===== Data extract =====

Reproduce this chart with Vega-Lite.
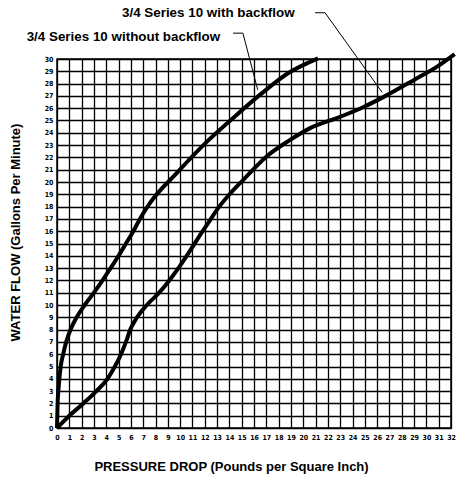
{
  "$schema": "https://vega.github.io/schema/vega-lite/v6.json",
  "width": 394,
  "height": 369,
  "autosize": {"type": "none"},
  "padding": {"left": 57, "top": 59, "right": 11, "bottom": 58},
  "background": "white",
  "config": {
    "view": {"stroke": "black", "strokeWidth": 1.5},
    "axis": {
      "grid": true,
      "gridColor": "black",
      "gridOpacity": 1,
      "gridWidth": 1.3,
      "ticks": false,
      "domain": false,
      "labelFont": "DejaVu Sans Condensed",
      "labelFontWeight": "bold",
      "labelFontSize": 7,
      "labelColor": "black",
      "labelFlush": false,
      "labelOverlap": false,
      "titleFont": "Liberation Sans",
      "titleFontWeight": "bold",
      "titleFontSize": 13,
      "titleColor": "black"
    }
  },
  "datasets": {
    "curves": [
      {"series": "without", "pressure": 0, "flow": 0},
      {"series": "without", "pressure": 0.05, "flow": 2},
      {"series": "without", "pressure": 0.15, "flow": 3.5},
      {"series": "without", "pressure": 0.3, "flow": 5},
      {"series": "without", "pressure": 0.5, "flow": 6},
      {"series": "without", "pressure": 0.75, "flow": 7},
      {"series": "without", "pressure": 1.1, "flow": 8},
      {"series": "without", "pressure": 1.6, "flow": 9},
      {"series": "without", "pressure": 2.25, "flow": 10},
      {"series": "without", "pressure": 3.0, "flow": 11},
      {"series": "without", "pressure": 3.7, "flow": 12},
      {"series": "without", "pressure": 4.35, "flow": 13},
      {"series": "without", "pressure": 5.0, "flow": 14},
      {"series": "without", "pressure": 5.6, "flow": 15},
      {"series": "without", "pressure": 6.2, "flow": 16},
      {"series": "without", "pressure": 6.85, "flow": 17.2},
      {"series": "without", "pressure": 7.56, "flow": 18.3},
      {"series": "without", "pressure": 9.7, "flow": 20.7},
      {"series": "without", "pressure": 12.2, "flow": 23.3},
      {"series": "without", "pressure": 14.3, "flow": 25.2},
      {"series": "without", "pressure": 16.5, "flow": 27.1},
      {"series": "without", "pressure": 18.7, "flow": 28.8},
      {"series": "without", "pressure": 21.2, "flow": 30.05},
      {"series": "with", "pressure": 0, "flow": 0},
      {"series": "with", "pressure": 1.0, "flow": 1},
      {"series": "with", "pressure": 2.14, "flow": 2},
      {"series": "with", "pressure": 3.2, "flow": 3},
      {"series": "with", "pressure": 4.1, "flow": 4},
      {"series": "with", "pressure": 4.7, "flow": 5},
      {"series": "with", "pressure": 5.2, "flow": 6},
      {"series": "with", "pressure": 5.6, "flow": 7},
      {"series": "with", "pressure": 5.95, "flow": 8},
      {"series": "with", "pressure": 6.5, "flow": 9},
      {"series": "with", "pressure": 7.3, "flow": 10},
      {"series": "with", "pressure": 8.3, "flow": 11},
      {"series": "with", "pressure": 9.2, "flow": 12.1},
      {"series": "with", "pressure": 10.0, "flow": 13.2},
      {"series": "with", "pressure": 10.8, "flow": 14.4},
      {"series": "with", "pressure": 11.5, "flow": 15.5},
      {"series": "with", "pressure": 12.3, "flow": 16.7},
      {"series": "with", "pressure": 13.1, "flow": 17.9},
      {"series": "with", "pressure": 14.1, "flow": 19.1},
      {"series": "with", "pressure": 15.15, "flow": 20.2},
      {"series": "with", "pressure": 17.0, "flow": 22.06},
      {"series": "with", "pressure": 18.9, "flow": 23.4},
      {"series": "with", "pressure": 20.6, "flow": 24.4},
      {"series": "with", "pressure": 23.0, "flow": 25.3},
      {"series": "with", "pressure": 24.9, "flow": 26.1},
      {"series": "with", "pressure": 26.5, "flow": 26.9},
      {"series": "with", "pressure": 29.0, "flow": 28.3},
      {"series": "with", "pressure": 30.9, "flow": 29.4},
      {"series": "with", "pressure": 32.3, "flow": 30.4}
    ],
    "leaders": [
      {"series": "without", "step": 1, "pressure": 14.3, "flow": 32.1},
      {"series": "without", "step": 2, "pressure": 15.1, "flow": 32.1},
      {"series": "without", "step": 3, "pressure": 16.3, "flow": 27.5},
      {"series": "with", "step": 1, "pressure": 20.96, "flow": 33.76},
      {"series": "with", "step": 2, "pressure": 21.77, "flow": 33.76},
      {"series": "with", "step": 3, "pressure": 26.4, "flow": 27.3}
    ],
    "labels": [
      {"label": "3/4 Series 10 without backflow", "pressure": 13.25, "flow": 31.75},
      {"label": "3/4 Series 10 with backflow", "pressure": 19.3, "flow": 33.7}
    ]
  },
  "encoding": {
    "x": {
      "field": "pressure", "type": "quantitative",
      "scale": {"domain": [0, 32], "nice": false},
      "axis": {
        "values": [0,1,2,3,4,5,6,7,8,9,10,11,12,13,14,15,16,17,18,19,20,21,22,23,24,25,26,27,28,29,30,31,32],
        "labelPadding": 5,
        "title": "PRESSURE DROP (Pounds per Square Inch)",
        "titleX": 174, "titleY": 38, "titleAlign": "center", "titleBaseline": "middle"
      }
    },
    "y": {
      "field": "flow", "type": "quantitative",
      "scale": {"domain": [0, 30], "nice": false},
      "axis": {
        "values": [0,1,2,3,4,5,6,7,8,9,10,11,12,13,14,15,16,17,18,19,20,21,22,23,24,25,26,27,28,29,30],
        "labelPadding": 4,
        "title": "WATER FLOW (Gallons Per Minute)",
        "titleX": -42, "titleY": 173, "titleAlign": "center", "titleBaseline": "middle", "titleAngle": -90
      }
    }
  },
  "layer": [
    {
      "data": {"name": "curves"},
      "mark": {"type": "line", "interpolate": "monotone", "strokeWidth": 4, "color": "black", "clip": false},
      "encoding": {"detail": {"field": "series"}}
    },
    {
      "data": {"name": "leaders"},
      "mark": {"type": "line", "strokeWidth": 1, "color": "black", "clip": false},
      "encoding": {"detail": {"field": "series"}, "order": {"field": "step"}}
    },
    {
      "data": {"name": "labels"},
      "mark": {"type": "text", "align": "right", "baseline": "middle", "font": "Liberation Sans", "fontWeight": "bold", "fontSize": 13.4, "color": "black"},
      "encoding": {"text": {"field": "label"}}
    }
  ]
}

=====
===== Data extract =====

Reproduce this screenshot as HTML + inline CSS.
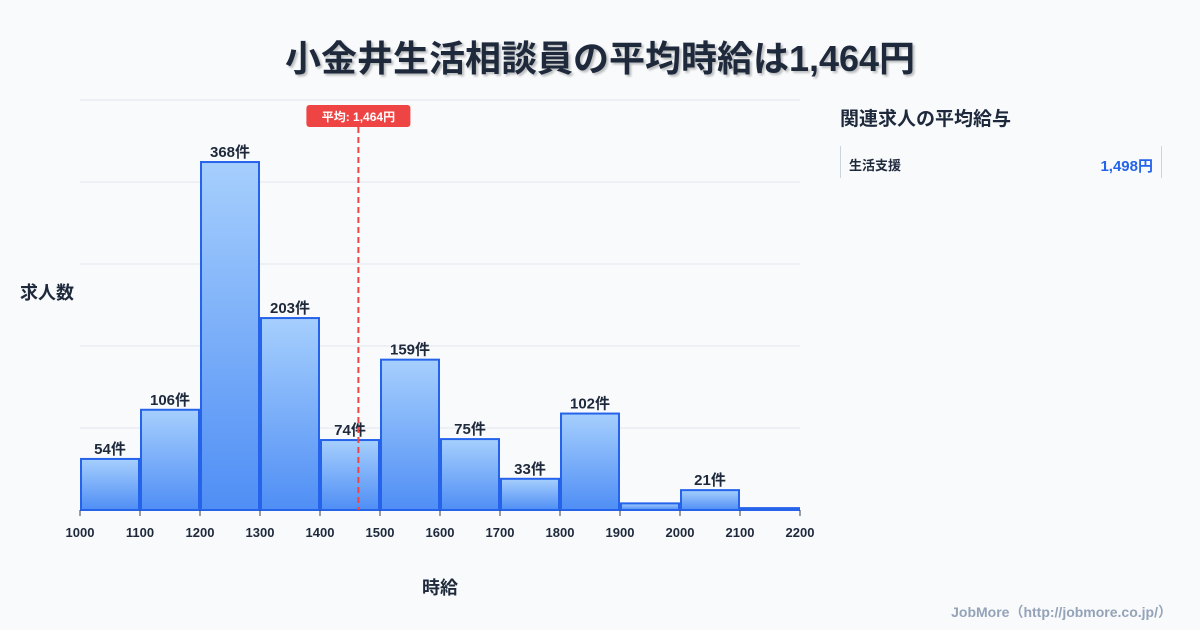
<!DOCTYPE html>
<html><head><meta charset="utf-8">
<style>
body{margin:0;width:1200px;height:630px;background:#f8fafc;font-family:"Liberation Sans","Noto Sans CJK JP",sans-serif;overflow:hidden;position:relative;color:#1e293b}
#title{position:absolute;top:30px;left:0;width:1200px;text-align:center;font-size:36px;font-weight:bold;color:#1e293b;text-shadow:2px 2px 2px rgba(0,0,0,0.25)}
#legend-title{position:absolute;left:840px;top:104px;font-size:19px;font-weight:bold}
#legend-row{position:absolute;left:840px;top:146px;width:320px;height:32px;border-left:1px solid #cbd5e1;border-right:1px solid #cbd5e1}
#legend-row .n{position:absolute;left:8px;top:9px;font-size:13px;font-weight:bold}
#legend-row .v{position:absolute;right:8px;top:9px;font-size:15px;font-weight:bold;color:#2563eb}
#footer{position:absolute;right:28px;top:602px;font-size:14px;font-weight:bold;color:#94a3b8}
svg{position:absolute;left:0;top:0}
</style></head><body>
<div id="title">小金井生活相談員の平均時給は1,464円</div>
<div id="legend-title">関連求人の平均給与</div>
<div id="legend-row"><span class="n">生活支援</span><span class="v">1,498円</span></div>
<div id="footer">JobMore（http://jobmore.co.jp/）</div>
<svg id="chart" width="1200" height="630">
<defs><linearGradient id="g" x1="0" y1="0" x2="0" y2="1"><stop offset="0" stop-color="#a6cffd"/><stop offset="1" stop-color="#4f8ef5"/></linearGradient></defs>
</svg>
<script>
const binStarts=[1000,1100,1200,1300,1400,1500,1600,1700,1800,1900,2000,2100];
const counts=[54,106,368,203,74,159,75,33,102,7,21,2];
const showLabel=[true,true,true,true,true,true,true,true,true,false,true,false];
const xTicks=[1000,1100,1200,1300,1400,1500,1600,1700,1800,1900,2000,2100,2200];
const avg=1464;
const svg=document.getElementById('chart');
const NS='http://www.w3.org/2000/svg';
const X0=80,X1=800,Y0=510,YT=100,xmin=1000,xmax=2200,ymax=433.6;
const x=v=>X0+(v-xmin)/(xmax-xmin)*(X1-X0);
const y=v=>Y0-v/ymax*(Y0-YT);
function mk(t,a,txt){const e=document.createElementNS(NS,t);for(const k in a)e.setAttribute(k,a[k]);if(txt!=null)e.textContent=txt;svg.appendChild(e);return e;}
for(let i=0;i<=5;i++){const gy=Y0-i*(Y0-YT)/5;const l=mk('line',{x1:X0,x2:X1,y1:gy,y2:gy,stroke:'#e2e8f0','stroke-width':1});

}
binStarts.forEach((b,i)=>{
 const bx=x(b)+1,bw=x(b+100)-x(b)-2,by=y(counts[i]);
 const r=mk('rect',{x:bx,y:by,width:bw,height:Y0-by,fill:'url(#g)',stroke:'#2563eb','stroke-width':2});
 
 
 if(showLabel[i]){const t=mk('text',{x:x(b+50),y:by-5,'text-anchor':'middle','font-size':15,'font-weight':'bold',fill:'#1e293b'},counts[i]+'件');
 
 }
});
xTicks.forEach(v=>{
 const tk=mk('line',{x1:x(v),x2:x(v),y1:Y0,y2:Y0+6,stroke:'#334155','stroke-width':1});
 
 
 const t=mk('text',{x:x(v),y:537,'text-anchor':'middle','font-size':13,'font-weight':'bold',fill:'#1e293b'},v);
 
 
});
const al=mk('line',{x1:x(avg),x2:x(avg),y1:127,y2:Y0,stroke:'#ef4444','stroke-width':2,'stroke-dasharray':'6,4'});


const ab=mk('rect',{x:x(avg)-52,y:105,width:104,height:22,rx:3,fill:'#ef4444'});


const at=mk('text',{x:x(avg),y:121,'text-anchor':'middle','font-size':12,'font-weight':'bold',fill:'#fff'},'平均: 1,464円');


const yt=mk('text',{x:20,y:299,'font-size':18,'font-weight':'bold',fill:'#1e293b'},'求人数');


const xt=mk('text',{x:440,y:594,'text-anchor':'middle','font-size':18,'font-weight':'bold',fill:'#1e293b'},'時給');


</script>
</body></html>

=====

### What to produce:
Looking at the data above, how many lines hold the word "chart"? Respond with the number alone.

### Answer to this task:
3